James Rushing, the general manager, said the store had sold out of most of its stock of firearms and ammunition but was replenishing it as quickly as it could. The company had put out a message to customers that it was ceasing online sales of ammunition, effective immediately, until further notice so that it would have enough to supply its 119 stores.
Rushing, who was a manager for Walmart for 20 years before coming to Rural King, said he’s seen panic buying of ammunition and guns before.
“For some folks, it’s a natural response to an event. ‘What do I do?’ It’s the unknown” that worries them, he said.
Many people are working from home and are there all day, or they’re out of work and think they need to stock up on supplies to sustain them until they get another paycheck. And for some of them, “their stock of choice happens to be ammunition and firearms,” he said.
At Winchester’s Walmart, manager Shannon Willoughby said it’s “business as usual for us.”
“We don’t carry a whole lot of guns,” she said.
Walmart stopped selling some kinds of weapons in response to mass shootings. They have no handguns, and mostly shotguns, hunting rifles and muzzle loaders.
Michael Markuszewski of Tactical Gear Junkie on Rockwell Road in Clark County, said his business isn’t, “strictly speaking, a gun store.” but because people assume they are, they have been flooded with phone calls from people wanting to buy weapons and ammunition.
The business has a federal firearms license, so it can sell guns, but it doesn’t stock them or ammunition. It does a lot of firearms transfers, however, for its customers. They can order them online, have them sent to his business, and he does the transfers.
“We’ve definitely seen an unprecedented demand for guns and ammunition,” Markuszewski said. “There are constant calls about it.”
“The truth of the matter is that you can’t find ammunition for a lot of popular firearms,” such as .556 and .223 for AR-15 rifles and 9 mm for semiautomatic pistols. “It’ all pretty much gone everywhere, including online,” he said. “Whenever it does come up for a reasonable price, it’s gone within minutes or hours at the most.”
Markuszewski said that with so many people out of work, an increase in home break-ins is “a realistic threat.”
“It’s like, ‘Now I’ve got to protect what’s mine in case lawlessness erupts in the streets,’” he said. “But there’s also a more extreme version of it — people who stock up for what they see as the end of the world.

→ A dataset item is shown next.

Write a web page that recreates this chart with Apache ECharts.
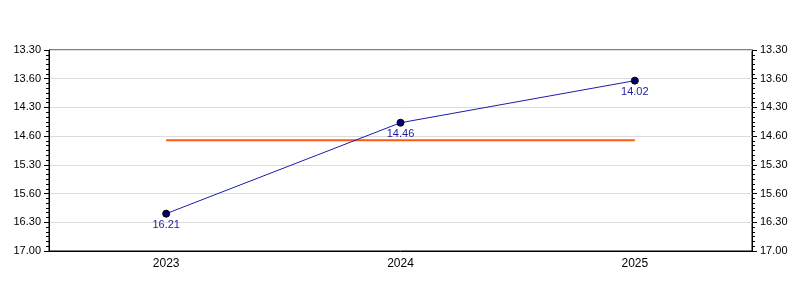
<!DOCTYPE html>
<html>
<head>
<meta charset="utf-8">
<script src="https://cdn.jsdelivr.net/npm/echarts@6/dist/echarts.min.js"></script>
<style>html,body{margin:0;padding:0;background:#fff;}#c{width:800px;height:300px;}</style>
</head>
<body>
<div id="c"></div>
<script>
// Categories (years)
const categories = ['2023', '2024', '2025'];
// Times in decimal minutes (16:21, 14:46, 14:02)
const timeValues = [16.35, 14.7667, 14.0333];
// Reference (average) line in decimal minutes
const refValues = [15.07, 15.07, 15.07];
// Y tick labels as printed in the reference (top to bottom)
const yTickLabels = ['13.30', '13.60', '14.30', '14.60', '15.30', '15.60', '16.30', '17.00'];
const yMin = 13.5, yMax = 17.0, yStep = 0.5;

function fmtTime(v) {
  const m = Math.floor(v);
  let s = Math.round((v - m) * 60);
  return m + '.' + (s < 10 ? '0' + s : s);
}

const font = 'Liberation Sans, Arial, sans-serif';
function yAxis(pos, showSplit) {
  return {
    type: 'value', position: pos, inverse: true,
    min: yMin, max: yMax, interval: yStep,
    axisLine: { show: true, lineStyle: { color: '#000', width: 1 } },
    axisTick: { show: true, length: 5, lineStyle: { color: '#000' } },
    minorTick: { show: true, splitNumber: 6, length: 3, lineStyle: { color: '#000' } },
    splitLine: { show: showSplit, lineStyle: { color: '#dcdcdc', width: 1 } },
    axisLabel: {
      color: '#000', fontFamily: font, fontSize: 11, margin: 8,
      formatter: function (v, i) { return yTickLabels[i]; }
    }
  };
}

const chart = echarts.init(document.getElementById('c'), null, { renderer: 'canvas' });
chart.setOption({
  animation: false,
  grid: { left: 49, right: 48, top: 50, bottom: 49, show: true, borderColor: '#000', borderWidth: 1, backgroundColor: 'transparent' },
  xAxis: {
    type: 'category', data: categories, boundaryGap: true,
    axisLine: { lineStyle: { color: '#000' } },
    axisTick: { alignWithLabel: true, length: 4, lineStyle: { color: '#000' } },
    axisLabel: { color: '#000', fontFamily: font, fontSize: 12, margin: 7 }
  },
  yAxis: [yAxis('left', true), yAxis('right', false)],
  series: [
    {
      type: 'line', data: refValues, yAxisIndex: 0,
      symbol: 'none', lineStyle: { color: '#ff5a14', width: 2 }, z: 1,
      silent: true
    },
    {
      type: 'line', data: timeValues, yAxisIndex: 0,
      symbol: 'circle', symbolSize: 7,
      itemStyle: { color: '#00006e', borderColor: '#000', borderWidth: 1 },
      lineStyle: { color: '#1c1cab', width: 1 },
      label: {
        show: true, position: 'bottom', distance: 2,
        color: '#1c1c9c', fontFamily: font, fontSize: 11,
        formatter: function (p) { return fmtTime(p.value); }
      },
      z: 3
    }
  ]
});
</script>
</body>
</html>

They think it’s all going to crash down, and they want to be more prepared than the next guy.”
Many people, he said, are “letting their emotions get to them,” and so are “thinking of the worst-case scenario,” but while it’s unlikely things will get as bad as the “preppers” or survivalists always expected, “what they were doing all this time sort of makes sense when you see all the shortages at grocery stores.”
“Maybe they had a point,” Markuszewski said.